Embrace United DevOps Culture, Break Down the Great Wall of IT
When I think of the hopes and dreams that a united DevOps culture and site reliability engineering were intended to bring us — dreams of speed to market and improved production stability — it saddens me a little that some think it’s all about automation. This is only one element of what is in large part an entire cultural shift in the way we do things – or at least it should be.
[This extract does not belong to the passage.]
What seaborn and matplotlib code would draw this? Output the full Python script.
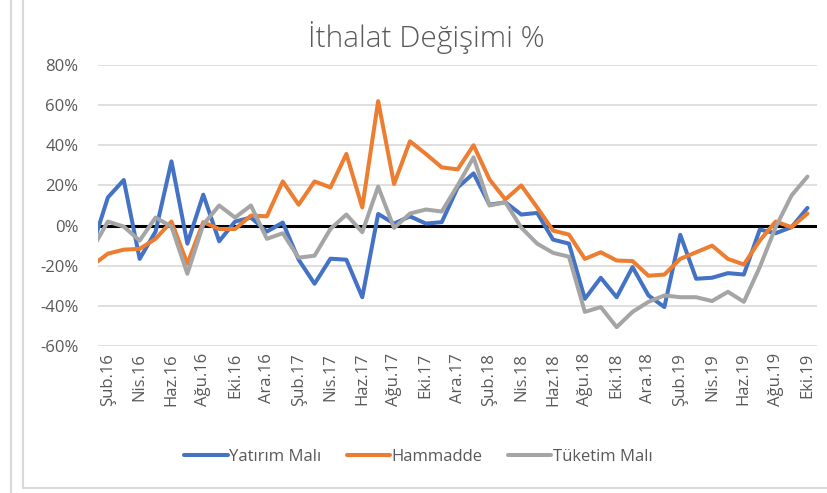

In this article, I will identify three cultural challenges that should be faced before implementing any automation: roles, organization and failure.
A long, long time ago
For decades, the method for the software delivery lifecycle has operated as an incomplete version of the four-step continuous improvement Deming Cycle, which is a simple cycle of Plan – Do – Check – Act. In practice, much of the software development lifecycle has been a one-shot plan, a much-repeated Do-Check cycle, followed by single one-shot, big-bang act. Typically, the planning followed by cycles of Do-Check have occurred in the dev world, and when dev is ready, it has thrown the lot over the “Great Wall of IT” for ops to “Act.” We dreamed of a better, united world.
And then came agile
The Deming Cycle has been more effectively implemented for Agile, mostly in the dev domain. Developers have reduced change risk to production systems through smaller incremental changes, but that Great Wall of IT still exists. Often, I’ve seen development squads run iterative Deming Cycles and produce releasable content at the end of a series of sprints. Those many releases are accumulated into a single one-shot, big-bang Act for operations to support. Sound familiar?
DevOps: the great wall buster
DevOps is supposed to be the “Great Wall Buster.” Its intent was to crash through that wall to ensure much faster delivery. While speed has increased, there’s also been a problem: DevOps transformations have not so much broken down the wall, they’ve created a one-way fast track gateway and the push to change fast has sadly led in some cases to entrenched cultural resistance.
Divided we fall
DevOps automated toolchains have done a fantastic job of fast-tracking those risk-reduced iterations, but the speed, communication and collaboration paths are still one-way to delivery. Those paths are still ‘pushing’ the Act requirement onto operations, instead of developing a united DevOps culture. Not surprisingly, much of the early sponsorship for DevOps has come from development teams already reaping the benefits of Agile transformation. Operations resources have then been delegated the task and responsibility of acting.
The response from operations to meet the demand and cadence of change in DevOps, while ensuring production reliability, is seen through SRE. As with DevOps, the pillars on which this discipline depends can be easily correlated to those in a united DevOps culture. However, operations typically motivates and drives implementations.
The result is something all too familiar: development pushes a DevOps agenda (continuous rapid change), operations pushes an SRE agenda (stability and maintenance), and despite both having the same founding principles, that Great Wall of IT is still standing.
The Great Wall of IT is not a technical barrier, a business barrier, or even a process barrier – it’s a cultural barrier and possibly the hardest one for us to break down, but fundamentally, the most important.
United we conquer
- Remove siloed job roles
The first challenge is that organizations must remove the concept of siloed job roles, while also ensuring that people retain their identity through skills and specializations. Let’s replace ‘not my job’ pre-conceptions with ‘we can do anything’. We must simultaneously respect that each individual has their own role to play, their own unique skills and strengths they bring to an organization. Whether development or operations, we are all engineers aligned around a common purpose. - One team
This should be the basic premise for the second challenge, where we build one collaborative team and not two teams, labelled development and operations, divided by a cultural barrier. In this team we can ensure that operational support is considered and baked in from day one, and that everybody owns the responsibility for ensuring quality development. Collaboration is not just about working together, but also working together towards a common goal. It requires respect, compassion and professionalism, doing what is right for all, not just one silo or individual. - The acceptance of failure
What remains once we have conquered our cultural adversity? It’s the acceptance of failure as part of our software delivery lifecycle and the inclusion of feedback into our flow automation. Failures will typically start out as an issue which then will be typically labelled as either a “defect” or an “incident”. With the acceptance of failure comes learning, development and growth. It enables higher quality systems and enhances our knowledge. This final challenge is one that deserves more time and detail and I will cover in a later blog.
This means that for us to realize the true potential of any digital transformation using DevOps/SRE, traditional development and operations teams must start thinking, acting and working in a truly collaborative manner – together AND in the same direction. It is not enough for operations to “shift-left” in the lifecycle, development must also “shift-right,” until there is no development or operations, only engineers working as one team.